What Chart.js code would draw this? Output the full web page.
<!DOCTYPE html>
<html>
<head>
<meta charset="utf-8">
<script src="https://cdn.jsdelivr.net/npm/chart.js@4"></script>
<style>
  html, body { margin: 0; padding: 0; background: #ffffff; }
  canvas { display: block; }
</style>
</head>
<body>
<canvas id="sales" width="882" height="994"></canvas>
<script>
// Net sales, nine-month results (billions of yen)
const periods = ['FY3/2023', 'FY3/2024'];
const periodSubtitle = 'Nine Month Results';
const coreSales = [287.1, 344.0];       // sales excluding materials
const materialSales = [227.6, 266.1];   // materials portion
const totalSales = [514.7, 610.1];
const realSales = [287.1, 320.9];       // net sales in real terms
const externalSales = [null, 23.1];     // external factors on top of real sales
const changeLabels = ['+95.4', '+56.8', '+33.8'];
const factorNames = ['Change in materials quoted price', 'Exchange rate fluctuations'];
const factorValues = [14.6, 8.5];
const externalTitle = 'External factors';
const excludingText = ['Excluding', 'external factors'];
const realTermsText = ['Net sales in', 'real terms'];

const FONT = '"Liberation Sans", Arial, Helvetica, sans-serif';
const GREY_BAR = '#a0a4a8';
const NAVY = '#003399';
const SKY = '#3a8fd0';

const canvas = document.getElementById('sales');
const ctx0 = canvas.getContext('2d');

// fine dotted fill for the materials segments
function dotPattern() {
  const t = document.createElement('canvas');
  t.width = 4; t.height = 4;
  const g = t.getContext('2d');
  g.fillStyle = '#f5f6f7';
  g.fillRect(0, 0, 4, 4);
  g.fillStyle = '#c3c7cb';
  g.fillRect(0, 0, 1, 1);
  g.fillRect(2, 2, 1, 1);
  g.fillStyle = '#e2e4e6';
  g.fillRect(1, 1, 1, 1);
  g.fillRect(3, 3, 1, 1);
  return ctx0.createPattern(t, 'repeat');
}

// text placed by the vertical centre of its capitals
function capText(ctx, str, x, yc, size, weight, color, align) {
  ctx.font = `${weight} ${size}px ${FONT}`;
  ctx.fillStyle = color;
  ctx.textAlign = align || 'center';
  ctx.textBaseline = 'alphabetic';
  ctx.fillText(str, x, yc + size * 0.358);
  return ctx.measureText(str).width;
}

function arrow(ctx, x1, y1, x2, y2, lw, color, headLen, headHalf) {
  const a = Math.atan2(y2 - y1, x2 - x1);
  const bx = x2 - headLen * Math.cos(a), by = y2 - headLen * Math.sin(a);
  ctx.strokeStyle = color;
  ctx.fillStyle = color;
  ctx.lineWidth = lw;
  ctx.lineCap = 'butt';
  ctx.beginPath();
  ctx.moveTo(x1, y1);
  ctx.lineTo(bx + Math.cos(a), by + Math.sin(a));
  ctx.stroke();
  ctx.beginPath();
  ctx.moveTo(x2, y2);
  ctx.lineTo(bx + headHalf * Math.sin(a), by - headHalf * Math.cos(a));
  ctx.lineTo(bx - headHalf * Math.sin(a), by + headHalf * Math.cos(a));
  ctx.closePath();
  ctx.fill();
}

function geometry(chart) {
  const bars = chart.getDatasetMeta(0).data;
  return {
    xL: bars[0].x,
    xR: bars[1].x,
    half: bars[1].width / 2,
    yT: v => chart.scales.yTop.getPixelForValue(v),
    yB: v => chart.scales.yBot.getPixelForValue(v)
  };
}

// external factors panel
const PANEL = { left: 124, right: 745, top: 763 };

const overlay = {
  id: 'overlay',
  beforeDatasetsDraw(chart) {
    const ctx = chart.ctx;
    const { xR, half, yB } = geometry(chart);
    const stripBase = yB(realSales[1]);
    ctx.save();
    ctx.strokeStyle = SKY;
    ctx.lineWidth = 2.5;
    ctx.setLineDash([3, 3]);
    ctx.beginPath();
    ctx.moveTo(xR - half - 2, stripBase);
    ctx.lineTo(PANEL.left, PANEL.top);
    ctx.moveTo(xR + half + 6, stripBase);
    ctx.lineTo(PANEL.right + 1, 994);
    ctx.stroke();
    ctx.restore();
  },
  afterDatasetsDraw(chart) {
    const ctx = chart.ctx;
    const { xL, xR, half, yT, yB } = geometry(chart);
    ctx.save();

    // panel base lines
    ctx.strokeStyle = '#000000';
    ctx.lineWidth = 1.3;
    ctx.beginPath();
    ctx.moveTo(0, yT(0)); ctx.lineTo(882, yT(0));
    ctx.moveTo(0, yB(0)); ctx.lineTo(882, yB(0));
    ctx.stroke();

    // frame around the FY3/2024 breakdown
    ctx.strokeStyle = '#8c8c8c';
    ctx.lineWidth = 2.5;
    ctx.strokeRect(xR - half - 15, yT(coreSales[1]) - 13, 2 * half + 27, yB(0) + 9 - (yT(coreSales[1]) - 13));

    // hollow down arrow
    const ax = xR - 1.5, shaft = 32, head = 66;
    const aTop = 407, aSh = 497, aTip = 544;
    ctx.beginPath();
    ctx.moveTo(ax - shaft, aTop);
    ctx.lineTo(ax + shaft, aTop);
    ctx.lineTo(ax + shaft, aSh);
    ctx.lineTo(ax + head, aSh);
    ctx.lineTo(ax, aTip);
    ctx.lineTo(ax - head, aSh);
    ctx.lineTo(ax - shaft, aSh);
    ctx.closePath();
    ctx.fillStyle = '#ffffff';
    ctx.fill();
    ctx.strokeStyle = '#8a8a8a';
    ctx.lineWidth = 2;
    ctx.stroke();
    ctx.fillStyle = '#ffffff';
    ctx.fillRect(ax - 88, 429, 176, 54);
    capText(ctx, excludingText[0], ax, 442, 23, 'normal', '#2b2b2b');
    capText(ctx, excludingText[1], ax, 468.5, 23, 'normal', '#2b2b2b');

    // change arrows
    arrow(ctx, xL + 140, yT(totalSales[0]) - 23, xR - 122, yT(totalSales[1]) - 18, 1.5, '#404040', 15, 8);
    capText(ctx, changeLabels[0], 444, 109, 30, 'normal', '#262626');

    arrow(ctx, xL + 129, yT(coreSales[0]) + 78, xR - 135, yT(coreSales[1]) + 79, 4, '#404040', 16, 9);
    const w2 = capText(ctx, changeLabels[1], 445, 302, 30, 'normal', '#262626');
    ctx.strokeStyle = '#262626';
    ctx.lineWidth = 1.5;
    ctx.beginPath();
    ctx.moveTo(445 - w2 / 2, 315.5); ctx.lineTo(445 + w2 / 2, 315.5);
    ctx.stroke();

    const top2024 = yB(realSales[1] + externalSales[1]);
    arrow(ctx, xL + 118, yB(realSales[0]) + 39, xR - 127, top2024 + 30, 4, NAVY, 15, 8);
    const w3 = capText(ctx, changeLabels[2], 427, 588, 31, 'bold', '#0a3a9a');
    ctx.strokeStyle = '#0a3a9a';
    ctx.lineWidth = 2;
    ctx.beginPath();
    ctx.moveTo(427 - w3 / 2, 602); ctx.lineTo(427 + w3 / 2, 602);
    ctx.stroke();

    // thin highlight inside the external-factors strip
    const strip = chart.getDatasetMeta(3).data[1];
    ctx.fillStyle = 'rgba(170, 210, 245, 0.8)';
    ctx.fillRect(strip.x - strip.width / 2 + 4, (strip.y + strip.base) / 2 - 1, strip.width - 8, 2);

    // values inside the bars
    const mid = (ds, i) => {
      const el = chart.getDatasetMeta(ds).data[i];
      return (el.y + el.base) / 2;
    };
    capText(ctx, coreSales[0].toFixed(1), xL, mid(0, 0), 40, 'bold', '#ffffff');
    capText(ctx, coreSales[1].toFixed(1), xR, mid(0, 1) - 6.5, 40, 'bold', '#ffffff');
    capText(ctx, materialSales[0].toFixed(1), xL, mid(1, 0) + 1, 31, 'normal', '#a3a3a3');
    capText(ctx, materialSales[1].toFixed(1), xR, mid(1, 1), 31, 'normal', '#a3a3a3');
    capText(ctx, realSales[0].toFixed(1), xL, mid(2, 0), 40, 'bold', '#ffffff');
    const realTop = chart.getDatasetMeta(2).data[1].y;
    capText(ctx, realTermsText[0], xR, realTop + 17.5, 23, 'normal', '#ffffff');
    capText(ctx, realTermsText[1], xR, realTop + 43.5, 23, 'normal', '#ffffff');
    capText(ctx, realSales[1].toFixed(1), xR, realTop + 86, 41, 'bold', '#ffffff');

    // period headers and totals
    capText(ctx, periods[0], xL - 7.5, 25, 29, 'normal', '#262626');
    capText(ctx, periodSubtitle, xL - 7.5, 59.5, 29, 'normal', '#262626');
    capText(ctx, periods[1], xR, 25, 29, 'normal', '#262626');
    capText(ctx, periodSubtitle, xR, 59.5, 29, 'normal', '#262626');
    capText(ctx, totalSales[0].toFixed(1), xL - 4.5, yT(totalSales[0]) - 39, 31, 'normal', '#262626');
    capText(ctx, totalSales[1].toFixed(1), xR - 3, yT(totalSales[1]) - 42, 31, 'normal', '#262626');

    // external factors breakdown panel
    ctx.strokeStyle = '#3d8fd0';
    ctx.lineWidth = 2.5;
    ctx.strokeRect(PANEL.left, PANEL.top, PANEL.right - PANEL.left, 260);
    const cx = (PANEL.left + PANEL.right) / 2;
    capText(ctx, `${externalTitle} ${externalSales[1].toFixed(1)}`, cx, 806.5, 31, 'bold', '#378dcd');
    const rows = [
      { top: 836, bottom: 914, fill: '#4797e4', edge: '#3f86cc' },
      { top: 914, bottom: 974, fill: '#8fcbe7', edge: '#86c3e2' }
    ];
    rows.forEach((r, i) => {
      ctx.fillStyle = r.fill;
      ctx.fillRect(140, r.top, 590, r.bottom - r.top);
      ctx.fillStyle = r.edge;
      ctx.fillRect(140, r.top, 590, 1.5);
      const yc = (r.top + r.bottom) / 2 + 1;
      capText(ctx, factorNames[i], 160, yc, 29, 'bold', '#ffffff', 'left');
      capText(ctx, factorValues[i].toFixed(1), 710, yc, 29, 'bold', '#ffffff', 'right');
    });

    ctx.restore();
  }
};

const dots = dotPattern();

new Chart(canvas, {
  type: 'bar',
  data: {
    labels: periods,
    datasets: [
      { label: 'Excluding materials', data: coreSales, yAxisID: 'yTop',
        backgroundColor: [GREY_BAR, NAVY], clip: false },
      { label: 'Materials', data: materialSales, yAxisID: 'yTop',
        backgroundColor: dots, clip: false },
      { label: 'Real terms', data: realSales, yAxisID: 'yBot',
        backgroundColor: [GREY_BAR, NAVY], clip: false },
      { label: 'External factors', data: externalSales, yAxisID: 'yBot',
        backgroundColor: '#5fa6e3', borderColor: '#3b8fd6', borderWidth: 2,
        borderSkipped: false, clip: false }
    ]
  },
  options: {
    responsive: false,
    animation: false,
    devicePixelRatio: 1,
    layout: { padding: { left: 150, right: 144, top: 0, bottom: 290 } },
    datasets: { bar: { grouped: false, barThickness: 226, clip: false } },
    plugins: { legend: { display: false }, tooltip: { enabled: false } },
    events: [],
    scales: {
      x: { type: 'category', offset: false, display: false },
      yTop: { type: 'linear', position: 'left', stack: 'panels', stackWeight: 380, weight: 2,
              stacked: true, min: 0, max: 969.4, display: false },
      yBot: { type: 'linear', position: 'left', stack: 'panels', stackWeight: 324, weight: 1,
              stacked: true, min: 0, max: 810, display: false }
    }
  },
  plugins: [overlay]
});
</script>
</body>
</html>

- - -

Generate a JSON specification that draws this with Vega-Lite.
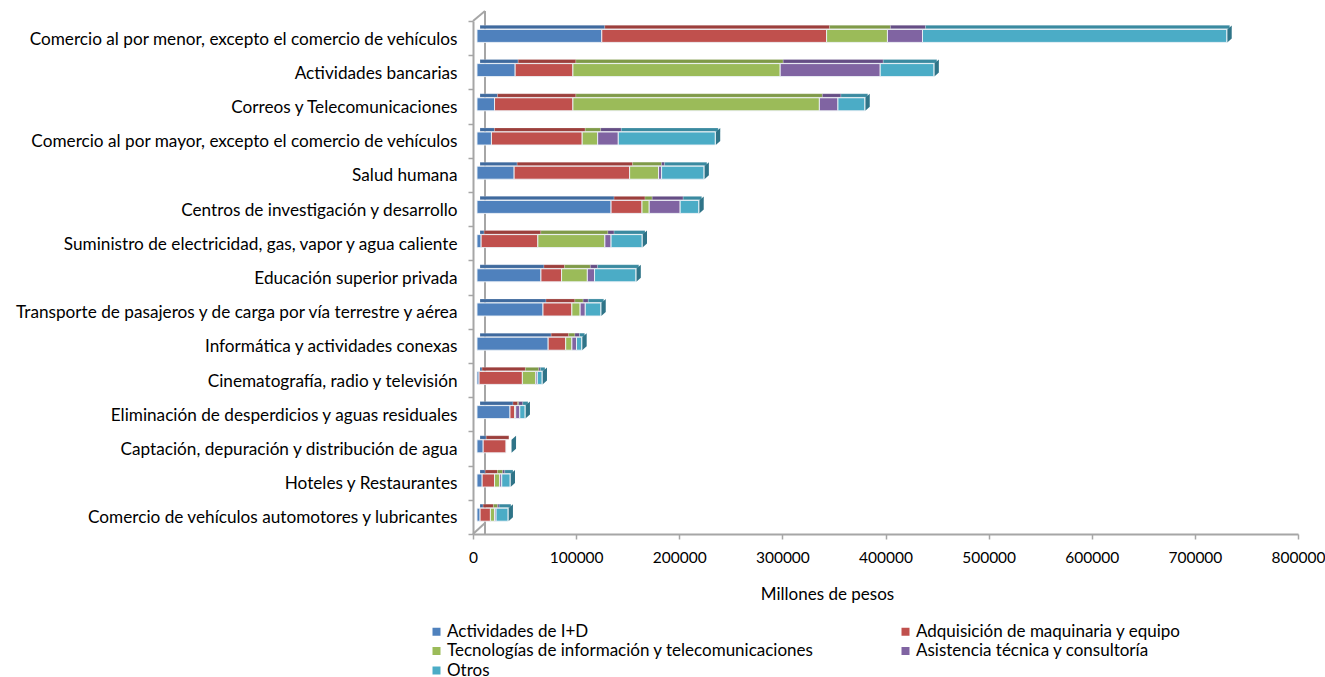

- - -

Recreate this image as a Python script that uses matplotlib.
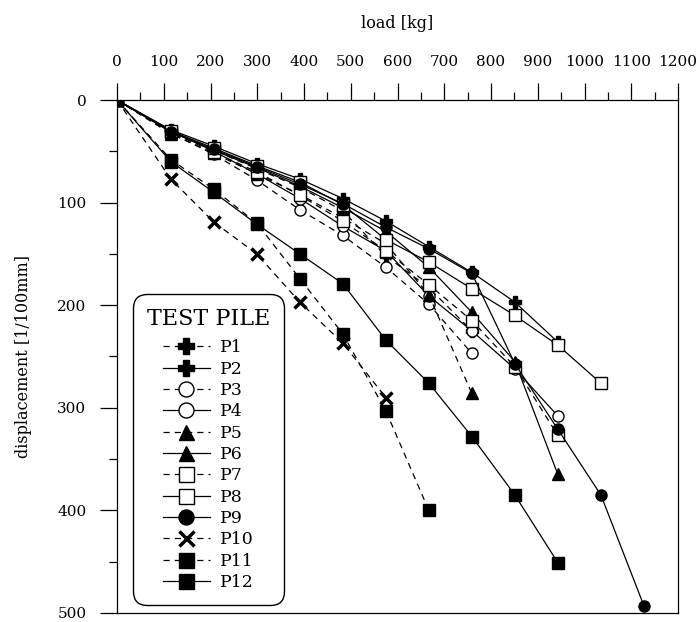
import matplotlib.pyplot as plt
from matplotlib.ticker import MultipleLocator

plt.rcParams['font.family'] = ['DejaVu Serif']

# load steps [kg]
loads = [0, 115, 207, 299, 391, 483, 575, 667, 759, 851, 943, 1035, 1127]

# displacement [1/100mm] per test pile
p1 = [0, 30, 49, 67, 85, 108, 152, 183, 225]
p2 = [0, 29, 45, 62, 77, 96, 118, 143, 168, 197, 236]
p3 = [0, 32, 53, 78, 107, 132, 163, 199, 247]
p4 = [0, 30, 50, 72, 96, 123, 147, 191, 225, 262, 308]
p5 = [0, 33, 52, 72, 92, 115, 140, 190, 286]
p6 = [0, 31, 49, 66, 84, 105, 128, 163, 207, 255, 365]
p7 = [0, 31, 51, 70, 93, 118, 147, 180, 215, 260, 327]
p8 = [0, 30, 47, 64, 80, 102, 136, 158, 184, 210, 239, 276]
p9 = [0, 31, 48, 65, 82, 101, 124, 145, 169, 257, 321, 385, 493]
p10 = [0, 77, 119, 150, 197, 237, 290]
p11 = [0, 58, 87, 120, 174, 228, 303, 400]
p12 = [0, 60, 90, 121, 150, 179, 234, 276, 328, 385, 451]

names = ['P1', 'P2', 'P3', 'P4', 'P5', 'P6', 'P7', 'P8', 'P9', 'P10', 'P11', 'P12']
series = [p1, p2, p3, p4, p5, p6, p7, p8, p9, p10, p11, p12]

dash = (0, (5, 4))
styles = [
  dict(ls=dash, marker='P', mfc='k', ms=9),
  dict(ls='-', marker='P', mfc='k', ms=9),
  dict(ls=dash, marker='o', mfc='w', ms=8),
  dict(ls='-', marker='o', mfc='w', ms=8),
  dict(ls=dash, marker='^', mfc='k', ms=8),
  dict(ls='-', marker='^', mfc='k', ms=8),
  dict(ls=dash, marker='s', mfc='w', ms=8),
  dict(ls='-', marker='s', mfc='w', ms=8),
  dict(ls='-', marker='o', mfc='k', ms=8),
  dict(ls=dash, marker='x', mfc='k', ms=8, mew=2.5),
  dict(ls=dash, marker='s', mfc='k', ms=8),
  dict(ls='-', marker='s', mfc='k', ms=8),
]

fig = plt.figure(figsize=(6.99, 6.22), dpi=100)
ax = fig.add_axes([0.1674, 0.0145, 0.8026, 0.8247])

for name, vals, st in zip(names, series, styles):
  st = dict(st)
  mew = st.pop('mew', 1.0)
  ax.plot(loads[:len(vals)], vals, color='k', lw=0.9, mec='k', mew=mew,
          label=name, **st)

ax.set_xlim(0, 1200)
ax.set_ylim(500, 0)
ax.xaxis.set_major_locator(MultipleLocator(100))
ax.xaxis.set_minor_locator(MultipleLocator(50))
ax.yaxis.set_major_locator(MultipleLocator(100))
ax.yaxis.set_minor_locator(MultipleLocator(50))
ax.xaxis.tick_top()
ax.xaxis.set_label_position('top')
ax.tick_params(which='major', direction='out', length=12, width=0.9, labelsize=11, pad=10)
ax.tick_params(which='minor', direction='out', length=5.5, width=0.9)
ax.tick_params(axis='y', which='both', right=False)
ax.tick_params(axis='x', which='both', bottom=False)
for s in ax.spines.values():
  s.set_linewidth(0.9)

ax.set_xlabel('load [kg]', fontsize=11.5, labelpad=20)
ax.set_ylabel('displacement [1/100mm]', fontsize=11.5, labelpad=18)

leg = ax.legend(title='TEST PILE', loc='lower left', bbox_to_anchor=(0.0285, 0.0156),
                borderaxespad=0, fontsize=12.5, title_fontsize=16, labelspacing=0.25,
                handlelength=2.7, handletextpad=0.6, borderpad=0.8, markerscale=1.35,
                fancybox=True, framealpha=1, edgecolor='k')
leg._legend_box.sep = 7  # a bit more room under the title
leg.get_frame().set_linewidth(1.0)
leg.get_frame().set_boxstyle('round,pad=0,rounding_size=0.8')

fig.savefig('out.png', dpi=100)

- - -

▸ THE TASK
With the pictures removed from your copy, retype the lines above from the one that contains "Recreate this image" through the one that contains "943, 1035, 1127]", exactly.

▸ TASK ANSWER
Recreate this image as a Python script that uses matplotlib.
import matplotlib.pyplot as plt
from matplotlib.ticker import MultipleLocator

plt.rcParams['font.family'] = ['DejaVu Serif']

# load steps [kg]
loads = [0, 115, 207, 299, 391, 483, 575, 667, 759, 851, 943, 1035, 1127]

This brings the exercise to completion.